For question #2 I am continuing to hear the same things all over. While I heard these in 2009 and 2010– it wasn’t emerging quite as strongly as a trend until this trip.
For me, it’s very exciting because the two trends that I’m seeing are actually quite healthy and sustainable.
First trend: Bigger churches (Congregations of 1000+) are continuing to see their youth ministries grow numerically. They are reaching more and more students. (Largely unchurched) And their ministry is asking hard questions which shape how they minister to students, parents, and train their teams. The lead youth worker at these churches are typically highly experienced, highly trained, and exceptional at both leading staff teams and replicating themselves to maximize impact & set-up long-term impact.
Second trend: Smaller churches (Congregations of >500) are ditching models altogether and approaching their ministry from a more missiological perspective. They are saying things like, “We still meet on Wednesday night, of course, but I have a small group of guys who get together every week to visit a homeless shelter. My students won’t bring a friend to Wednesday night– but they are bringing 2-3 to that.” Even if they aren’t articulating it in words quite yet, they are saying that the traditional ministry model they grew up on is fading in effectiveness. As such, they are adapting by maintaing status quo while finding new ways to reach students while meeting a real need in the community. I’d label this a shift from meeting felt needs to meeting obvious needs. Meeting actual needs is leading to growth and they are forming their ministry around those areas of growth… which look very different in every community.

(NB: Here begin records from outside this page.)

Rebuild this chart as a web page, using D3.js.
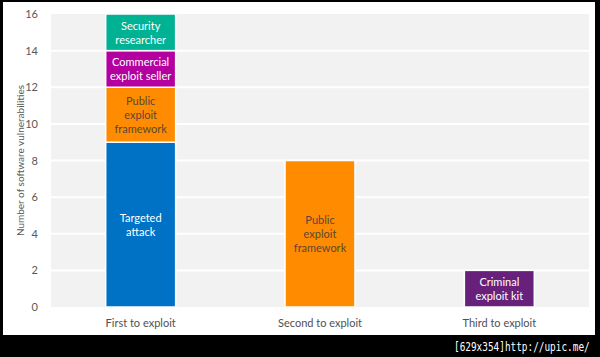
<!DOCTYPE html>
<html>
<head>
<meta charset="utf-8">
<script src="https://cdn.jsdelivr.net/npm/d3@7"></script>
<style>
  html, body { margin: 0; padding: 0; background: #000; }
  svg { display: block; }
</style>
</head>
<body>
<svg id="chart" width="600" height="357"></svg>
<script>
// ---- Data ----
const categories = ["First to exploit", "Second to exploit", "Third to exploit"];
const segmentCategory = [0, 0, 0, 0, 1, 2];
const segmentTypes = ["Targeted attack", "Public exploit framework", "Commercial exploit seller", "Security researcher", "Public exploit framework", "Criminal exploit kit"];
const segmentValues = [9, 3, 2, 2, 8, 2];
const segmentLines = [
  ["Targeted", "attack"],
  ["Public", "exploit", "framework"],
  ["Commercial", "exploit seller"],
  ["Security", "researcher"],
  ["Public", "exploit", "framework"],
  ["Criminal", "exploit kit"]
];
const yTicks = [0, 2, 4, 6, 8, 10, 12, 14, 16];
const yTitle = "Number of software vulnerabilities";
const watermark = "[629x354]http://upic.me/";

// ---- Styles ----
const typeNames = ["Targeted attack", "Public exploit framework", "Commercial exploit seller", "Security researcher", "Criminal exploit kit"];
const typeColors = ["#0072c6", "#ff8c00", "#b4009e", "#00b294", "#68217a"];
const typeTextColors = ["#ffffff", "#5b4634", "#ffffff", "#ffffff", "#ffffff"];

const svg = d3.select("#chart");
const W = 600, H = 357;
const margin = { left: 51, right: 11, top: 14, bottom: 50 };

// frame
svg.append("rect").attr("x", 0).attr("y", 0).attr("width", W).attr("height", H).attr("fill", "#000");
svg.append("rect").attr("x", 3).attr("y", 2).attr("width", 592).attr("height", 333).attr("fill", "#fff");

const x = d3.scaleBand()
  .domain(categories)
  .range([margin.left, W - margin.right])
  .paddingInner(0.61)
  .paddingOuter(0.305);

const y = d3.scaleLinear()
  .domain([0, 16])
  .range([H - margin.bottom, margin.top]);

const color = d3.scaleOrdinal().domain(typeNames).range(typeColors);
const textColor = d3.scaleOrdinal().domain(typeNames).range(typeTextColors);

// plot background
svg.append("rect")
  .attr("x", margin.left).attr("y", y(16))
  .attr("width", (W - margin.right) - margin.left)
  .attr("height", y(0) - y(16))
  .attr("fill", "#f2f2f2");

// gridlines
svg.append("g").selectAll("line")
  .data(yTicks.filter(t => t > 0 && t < 16))
  .join("line")
  .attr("x1", margin.left).attr("x2", W - margin.right)
  .attr("y1", d => y(d)).attr("y2", d => y(d))
  .attr("stroke", "#ffffff").attr("stroke-width", 2);

// y axis labels
const yAxis = d3.axisLeft(y).tickValues(yTicks).tickSize(0).tickPadding(13);
const gy = svg.append("g").attr("transform", `translate(${margin.left},0)`).call(yAxis);
gy.select(".domain").remove();
gy.selectAll("text")
  .attr("fill", "#595959")
  .style("font-family", "Lato, 'Open Sans', sans-serif")
  .style("font-size", "11px");

// y title
svg.append("text")
  .attr("transform", `translate(20,${(y(0) + y(16)) / 2}) rotate(-90)`)
  .attr("text-anchor", "middle")
  .attr("dominant-baseline", "central")
  .attr("fill", "#595959")
  .style("font-family", "Lato, 'Open Sans', sans-serif")
  .style("font-size", "10px")
  .text(yTitle);

// stacked segments
const segs = [];
const cum = categories.map(() => 0);
segmentValues.forEach((v, i) => {
  const c = segmentCategory[i];
  segs.push({ cat: categories[c], y0: cum[c], y1: cum[c] + v, type: segmentTypes[i], lines: segmentLines[i] });
  cum[c] += v;
});

const g = svg.append("g");
g.selectAll("rect")
  .data(segs)
  .join("rect")
  .attr("x", d => x(d.cat))
  .attr("y", d => y(d.y1))
  .attr("width", x.bandwidth())
  .attr("height", d => y(d.y0) - y(d.y1))
  .attr("fill", d => color(d.type))
  .attr("stroke", "#ffffff")
  .attr("stroke-width", 1.5);

const lineH = 14;
const labels = svg.append("g").selectAll("text")
  .data(segs)
  .join("text")
  .attr("text-anchor", "middle")
  .attr("fill", d => textColor(d.type))
  .style("font-family", "Lato, 'Open Sans', sans-serif")
  .style("font-size", "11px");
labels.each(function(d) {
  const cx = x(d.cat) + x.bandwidth() / 2;
  const cy = (y(d.y0) + y(d.y1)) / 2;
  const n = d.lines.length;
  d3.select(this).selectAll("tspan")
    .data(d.lines)
    .join("tspan")
    .attr("x", cx)
    .attr("y", (l, i) => cy + (i - (n - 1) / 2) * lineH)
    .attr("dominant-baseline", "central")
    .text(l => l);
});

// x axis labels
const xAxis = d3.axisBottom(x).tickSize(0).tickPadding(12);
const gx = svg.append("g").attr("transform", `translate(0,${y(0)})`).call(xAxis);
gx.select(".domain").remove();
gx.selectAll("text")
  .attr("fill", "#505050")
  .style("font-family", "Lato, 'Open Sans', sans-serif")
  .style("font-size", "11px");

// watermark (narrow monospace, stretched vertically)
svg.append("text")
  .attr("transform", "translate(454,351) scale(1,1.3)")
  .attr("fill", "#ffffff")
  .style("font-family", "'DejaVu Sans Mono', monospace")
  .style("font-size", "9.4px")
  .text(watermark);
</script>
</body>
</html>
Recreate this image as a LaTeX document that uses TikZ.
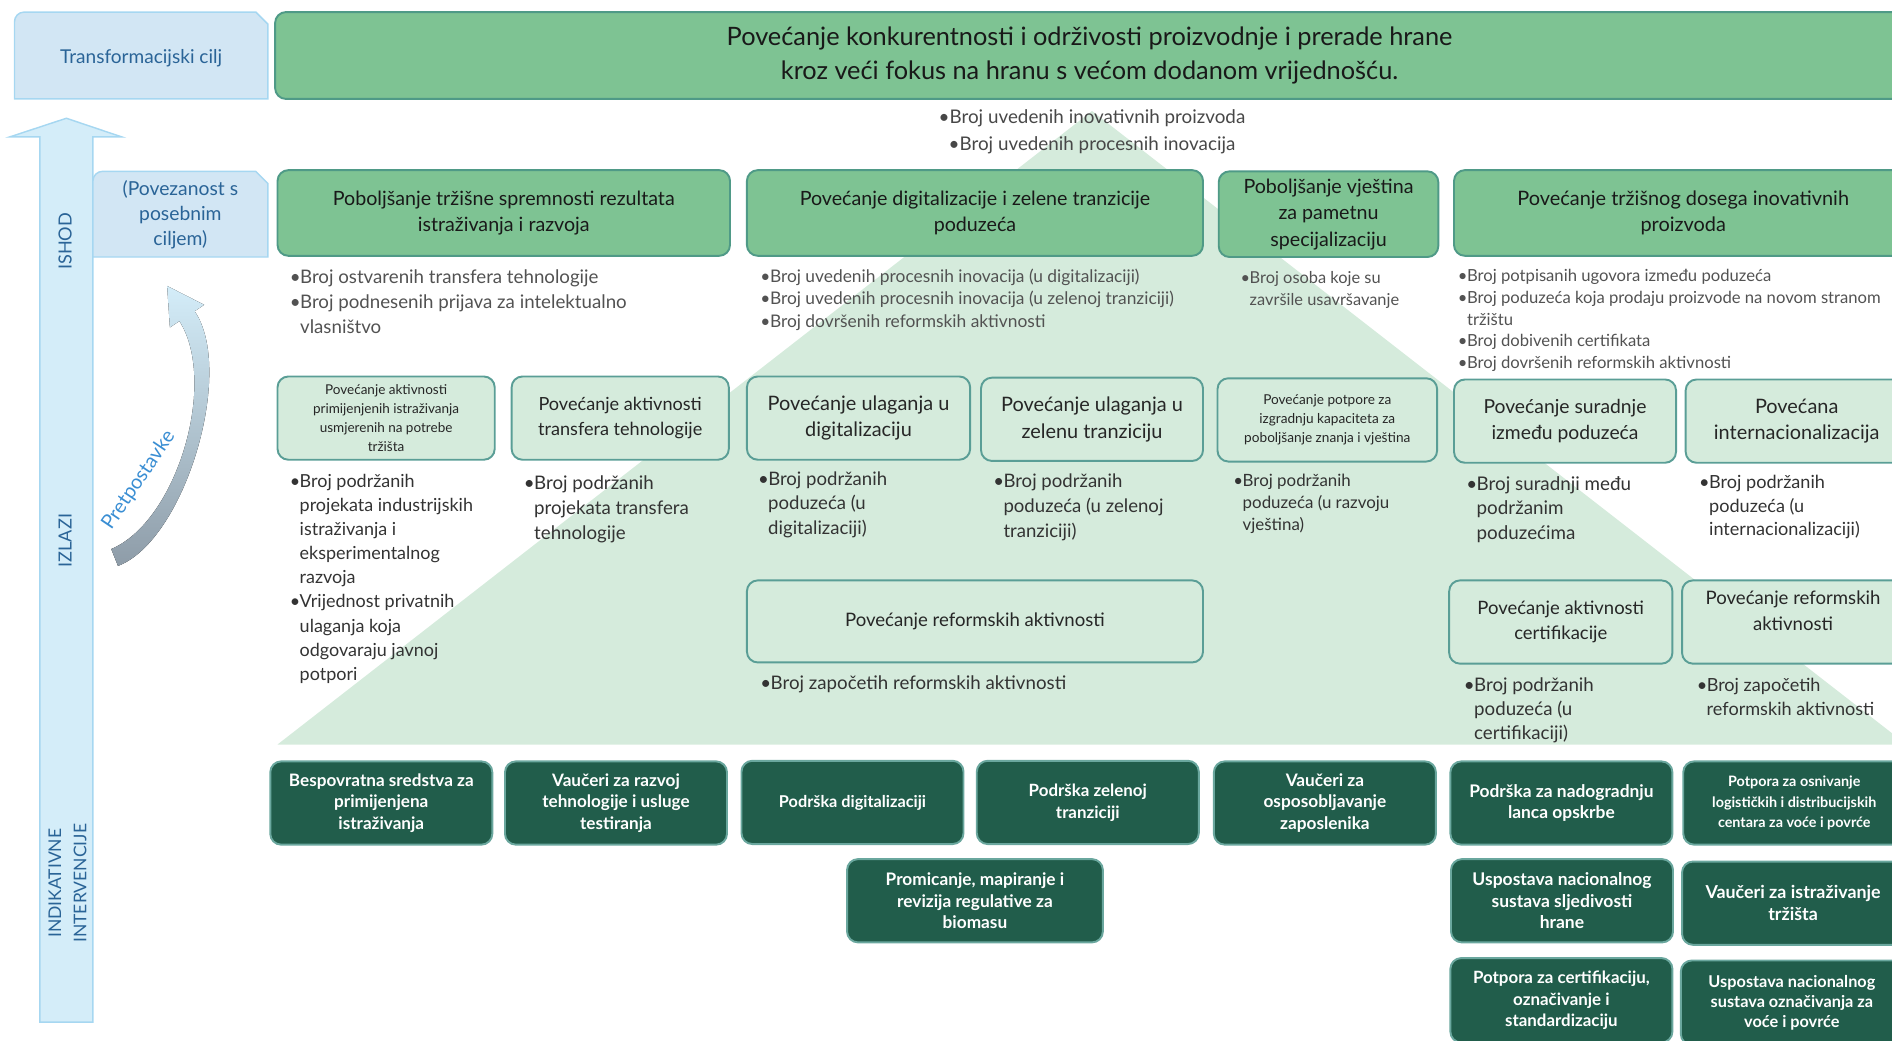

The hallmark of both big & small of these are the same— their spending, dollar per student, is quite low. Bigger churches have staff spread over large numbers; smaller churches lost their paid staff due to the economy and are adapting their ministry to a much cheaper model.
The uncomfortable middle
The pain seems to be in the middle. What I label “medium-sized churches” of 500ish-1000ish are all over the place. Some are fine while some are in crisis mode. I can imagine that their dollar per student ratio is high enough where they are feeling a big pinch. They seem to be feeling a lot of pressure as their midweek program isn’t doing as well, (a hallmark of a smaller church) they are too large to invest their time finding a pocket of mission that would likely lead to new students coming into the fold, and they don’t have the money to go to a staff-size that might take them into that big church team model which would likely put them into growth, as well. This is the size church where I’m seeing lots of people lose their paid staff jobs. This is also the size church I’m hearing that the leaders (church wide) are shifting to a model like their favorite megachurch.
Quick disclaimer: I’m not a sociologist. (But I did stay at a Comfort Inn last night.) And I don’t have hard data for things I’m writing here. [This is my blog…] These are notable things I’m learning by talking to youth workers around the United States. Feel free to engage with them, but don’t assume that I’ve got data to back this up or that this is some sort of scientific process. I’m labeling a trend as something that just keeps coming up without my prompting.